Steerpike’s descent into total evil provides the disturbing aspect of the book. In order to rid himself of his former accomplices, the mad sisters Cora and Clarice, he simply locks them away in a deserted part of the castle and forgets about them as they slowly starve to death. He’s a cold and calculating as you’d expect the best literary villain to be, and the scenes where Flay unwittingly eavesdrops on the sisters’ horrible fate are genuinely chilling, as are the last minutes of Barquentine’s life. The book is also genuinely moving, and the desperate and sudden suicide of one of the novel’s characters is an incredibly effective piece of writing.
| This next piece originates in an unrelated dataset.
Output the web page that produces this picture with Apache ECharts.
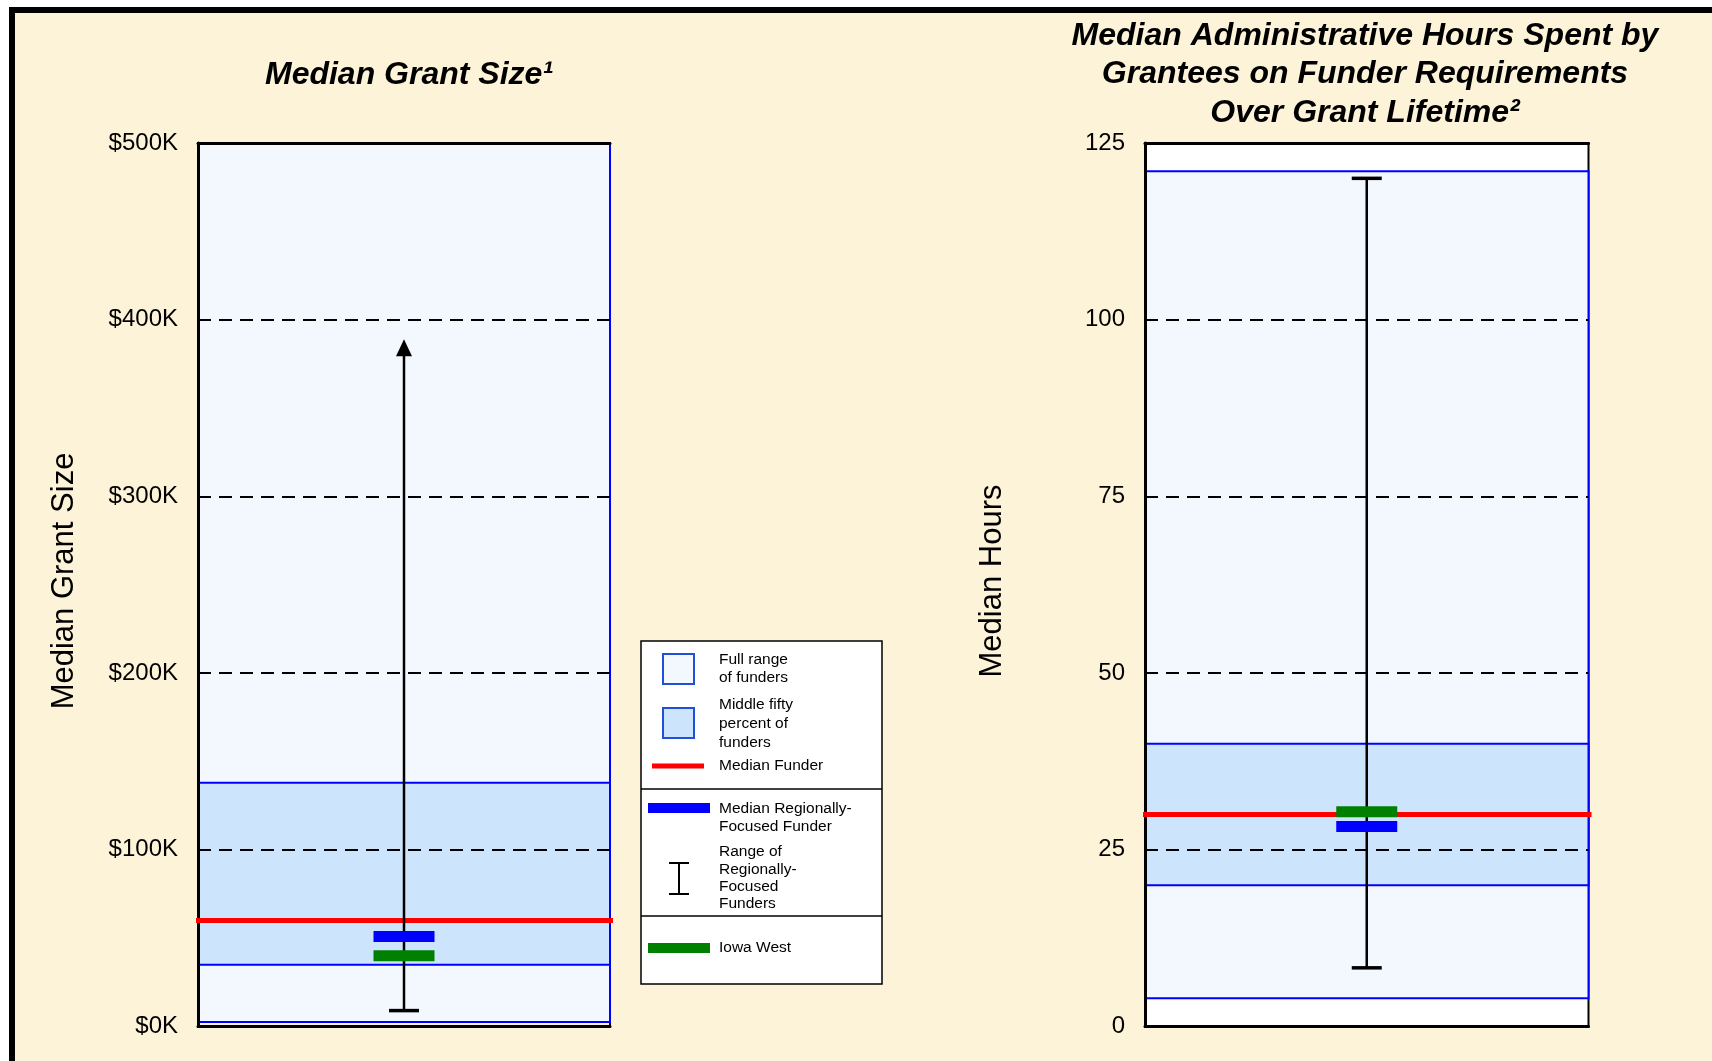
<!DOCTYPE html>
<html><head><meta charset="utf-8">
<script src="https://cdn.jsdelivr.net/npm/echarts@6/dist/echarts.min.js"></script>
<style>html,body{margin:0;padding:0;background:#fff;}#c{width:1712px;height:1061px;}</style>
</head><body><div id="c"></div>
<script>
// ---- data ----
const grantTickLabels = ['$0K', '$100K', '$200K', '$300K', '$400K', '$500K'];
const hoursTickLabels = ['0', '25', '50', '75', '100', '125'];

// Median grant size, in $K
const grantFullRange = [2.5, 520];
const grantMiddleFifty = [35, 138];
const grantMedianFunder = 60;
const grantRegionalMedian = 51;
const grantIowaWest = 40;
const grantRegionalRange = [9, 389];

// Median administrative hours
const hoursFullRange = [4, 121];
const hoursMiddleFifty = [20, 40];
const hoursMedianFunder = 30;
const hoursRegionalMedian = 28.3;
const hoursIowaWest = 30.4;
const hoursRegionalRange = [8.3, 120];

// ---- chart ----
const FONT = "'Liberation Sans', Arial, sans-serif";
const chart = echarts.init(document.getElementById('c'));

function yAxisCfg(gridIndex, max, interval, labels) {
  return {
    type: 'value', gridIndex, min: 0, max, interval, z: 3,
    axisLine: { show: true, lineStyle: { color: '#000', width: 3 } },
    axisTick: { show: false },
    axisLabel: {
      formatter: v => labels[Math.round(v / interval)],
      color: '#000', fontFamily: FONT, fontSize: 24, margin: 20, padding: [4, 0, 0, 0]
    },
    splitLine: { show: true, lineStyle: { color: '#000', type: [13, 8], width: 2 } }
  };
}
function xAxisCfg(gridIndex, position) {
  return {
    type: 'value', gridIndex, min: 0, max: 1, position, z: 3,
    axisLine: { show: true, onZero: false, lineStyle: { color: '#000', width: 3 } },
    axisTick: { show: false }, axisLabel: { show: false }, splitLine: { show: false }
  };
}

function fillSeries(gi, full, mid) {
  return {
    type: 'custom', xAxisIndex: gi * 2, yAxisIndex: gi, z: 2, silent: true,
    data: [[0.5, full[0], full[1], mid[0], mid[1]]],
    renderItem(params, api) {
      const cs = params.coordSys;
      const clip = { x: cs.x, y: cs.y, width: cs.width, height: cs.height };
      const rectFor = (lo, hi) => {
        const a = api.coord([0, lo])[1], b = api.coord([0, hi])[1];
        return echarts.graphic.clipRectByRect(
          { x: cs.x, y: Math.min(a, b), width: cs.width, height: Math.abs(a - b) }, clip);
      };
      return {
        type: 'group',
        children: [
          { type: 'rect', shape: rectFor(api.value(1), api.value(2)),
            style: { fill: '#f3f7fe', stroke: '#0000ff', lineWidth: 2 } },
          { type: 'rect', shape: rectFor(api.value(3), api.value(4)),
            style: { fill: '#cce4fc', stroke: '#0000ff', lineWidth: 2 } }
        ]
      };
    }
  };
}

function markSeries(gi, median, regional, iowa, range, arrowTop) {
  return {
    type: 'custom', xAxisIndex: gi * 2, yAxisIndex: gi, z: 4, silent: true,
    data: [[0.5, median, regional, iowa, range[0], range[1]]],
    renderItem(params, api) {
      const cs = params.coordSys;
      const cx = api.coord([api.value(0), 0])[0];
      const y = i => api.coord([0, api.value(i)])[1];
      const yMed = y(1), yReg = y(2), yIowa = y(3), yLo = y(4), yHi = y(5);
      const kids = [
        { type: 'line', shape: { x1: cs.x - 2, y1: yMed, x2: cs.x + cs.width + 3, y2: yMed },
          style: { stroke: '#ff0000', lineWidth: 5 } },
        { type: 'line', shape: { x1: cx, y1: yLo, x2: cx, y2: arrowTop ? yHi + 8 : yHi },
          style: { stroke: '#000', lineWidth: 2.5 } },
        { type: 'line', shape: { x1: cx - 15, y1: yLo, x2: cx + 15, y2: yLo },
          style: { stroke: '#000', lineWidth: 3.5 } }
      ];
      if (arrowTop) {
        kids.push({ type: 'polygon', shape: { points: [[cx, yHi], [cx - 8, yHi + 17], [cx + 8, yHi + 17]] },
          style: { fill: '#000' } });
      } else {
        kids.push({ type: 'line', shape: { x1: cx - 15, y1: yHi, x2: cx + 15, y2: yHi },
          style: { stroke: '#000', lineWidth: 3.5 } });
      }
      kids.push({ type: 'rect', shape: { x: cx - 30.5, y: yReg - 5.5, width: 61, height: 11 },
        style: { fill: '#0000ff' } });
      kids.push({ type: 'rect', shape: { x: cx - 30.5, y: yIowa - 5.5, width: 61, height: 11 },
        style: { fill: '#008000' } });
      return { type: 'group', children: kids };
    }
  };
}

function txt(x, y, text, font, extra) {
  return Object.assign({ type: 'text', x, y, z: 10,
    style: Object.assign({ text, font, fill: '#000', textAlign: 'center', textVerticalAlign: 'middle',
      align: 'center', verticalAlign: 'middle' }, extra || {}) });
}
function legText(x, yFirst, lines, lh) {
  return { type: 'text', x, y: yFirst - lh / 2, z: 12,
    style: { text: lines, font: "15.5px 'Liberation Sans'", fill: '#000', lineHeight: lh,
      textAlign: 'left', align: 'left', textVerticalAlign: 'top', verticalAlign: 'top' } };
}

const graphics = [
  { type: 'rect', z: 1, shape: { x: 0, y: 0, width: 1712, height: 7 }, style: { fill: '#fff' } },
  { type: 'rect', z: 1, shape: { x: 0, y: 0, width: 9, height: 1061 }, style: { fill: '#fff' } },
  { type: 'rect', z: 1, shape: { x: 9, y: 7, width: 1703, height: 6 }, style: { fill: '#000' } },
  { type: 'rect', z: 1, shape: { x: 9, y: 7, width: 6, height: 1054 }, style: { fill: '#000' } },
  txt(409, 75, 'Median Grant Size\u00b9', "italic bold 32px 'Liberation Sans'"),
  { type: 'text', x: 1365, y: 16.75, z: 10,
    style: { text: 'Median Administrative Hours Spent by\nGrantees on Funder Requirements\nOver Grant Lifetime\u00b2',
      font: "italic bold 32px 'Liberation Sans'", fill: '#000', lineHeight: 38.5,
      textAlign: 'center', align: 'center', textVerticalAlign: 'top', verticalAlign: 'top' } },
  Object.assign(txt(64, 581, 'Median Grant Size', "31px 'Liberation Sans'"), { rotation: Math.PI / 2 }),
  Object.assign(txt(992, 581, 'Median Hours', "31px 'Liberation Sans'"), { rotation: Math.PI / 2 }),
  // legend
  { type: 'rect', z: 11, shape: { x: 641, y: 641, width: 241, height: 343 },
    style: { fill: '#fff', stroke: '#000', lineWidth: 1.5 } },
  { type: 'line', z: 11, shape: { x1: 641, y1: 789, x2: 882, y2: 789 }, style: { stroke: '#000', lineWidth: 1.5 } },
  { type: 'line', z: 11, shape: { x1: 641, y1: 916, x2: 882, y2: 916 }, style: { stroke: '#000', lineWidth: 1.5 } },
  { type: 'rect', z: 12, shape: { x: 663, y: 654, width: 31, height: 30 },
    style: { fill: '#f3f7fe', stroke: '#2050d8', lineWidth: 2 } },
  legText(719, 660, 'Full range\nof funders', 18),
  { type: 'rect', z: 12, shape: { x: 663, y: 708, width: 31, height: 30 },
    style: { fill: '#cce4fc', stroke: '#2050d8', lineWidth: 2 } },
  legText(719, 705, 'Middle fifty\npercent of\nfunders', 18.7),
  { type: 'line', z: 12, shape: { x1: 652, y1: 766, x2: 704, y2: 766 }, style: { stroke: '#ff0000', lineWidth: 5 } },
  legText(719, 766, 'Median Funder', 18),
  { type: 'rect', z: 12, shape: { x: 648, y: 803, width: 62, height: 10 }, style: { fill: '#0000ff' } },
  legText(719, 809, 'Median Regionally-\nFocused Funder', 17.7),
  { type: 'line', z: 12, shape: { x1: 679, y1: 863, x2: 679, y2: 894 }, style: { stroke: '#000', lineWidth: 2 } },
  { type: 'line', z: 12, shape: { x1: 669, y1: 863, x2: 689, y2: 863 }, style: { stroke: '#000', lineWidth: 2 } },
  { type: 'line', z: 12, shape: { x1: 669, y1: 894, x2: 689, y2: 894 }, style: { stroke: '#000', lineWidth: 2 } },
  legText(719, 852, 'Range of\nRegionally-\nFocused\nFunders', 17.4),
  { type: 'rect', z: 12, shape: { x: 648, y: 943, width: 62, height: 10 }, style: { fill: '#008000' } },
  legText(719, 948, 'Iowa West', 18)
];

chart.setOption({
  backgroundColor: '#fdf3d8',
  animation: false,
  grid: [
    { left: 198, top: 143, width: 412, height: 883.5, show: true, borderColor: '#000', borderWidth: 2, backgroundColor: 'transparent' },
    { left: 1145, top: 143, width: 443.5, height: 883.5, show: true, borderColor: '#000', borderWidth: 2, backgroundColor: '#fff' }
  ],
  xAxis: [xAxisCfg(0, 'bottom'), xAxisCfg(0, 'top'), xAxisCfg(1, 'bottom'), xAxisCfg(1, 'top')],
  yAxis: [yAxisCfg(0, 500, 100, grantTickLabels), yAxisCfg(1, 125, 25, hoursTickLabels)],
  series: [
    fillSeries(0, grantFullRange, grantMiddleFifty),
    markSeries(0, grantMedianFunder, grantRegionalMedian, grantIowaWest, grantRegionalRange, true),
    fillSeries(1, hoursFullRange, hoursMiddleFifty),
    markSeries(1, hoursMedianFunder, hoursRegionalMedian, hoursIowaWest, hoursRegionalRange, false)
  ],
  graphic: graphics
});
</script>
</body></html>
Peake proves himself as a real master of suspense in this novel. He’s mapped out the entire castle in his mind, and brings to life every shadow, deserted corridor and forgotten room. Reading the book, I sat up half of the night racing through the chapters where the suspicious Flay, Prunesquallor and Titus follow Steerpike through the dark, endless and maze-like corridors. Excitement, curiosity and fear are evoked in the reader in equal proportions.
For the reader, The most satisfying aspect of Gormenghast is finally being able to decide on the heroes, villain and victims of the piece. Prunesquallor, only really a comic character in the first part, becomes believably and admirably heroic in the second, and Steerpike, although undeniably wicked, is always strangely compelling. We share his desires, his motives and his successes. And let’s not forget Fuchsia, who – although subtly drawn – is still one of literature’s truly tragic figures. I’ve still the last part, Titus Alone, to finish. I urge you to catch up with me and start reading now. It’s a work of genius.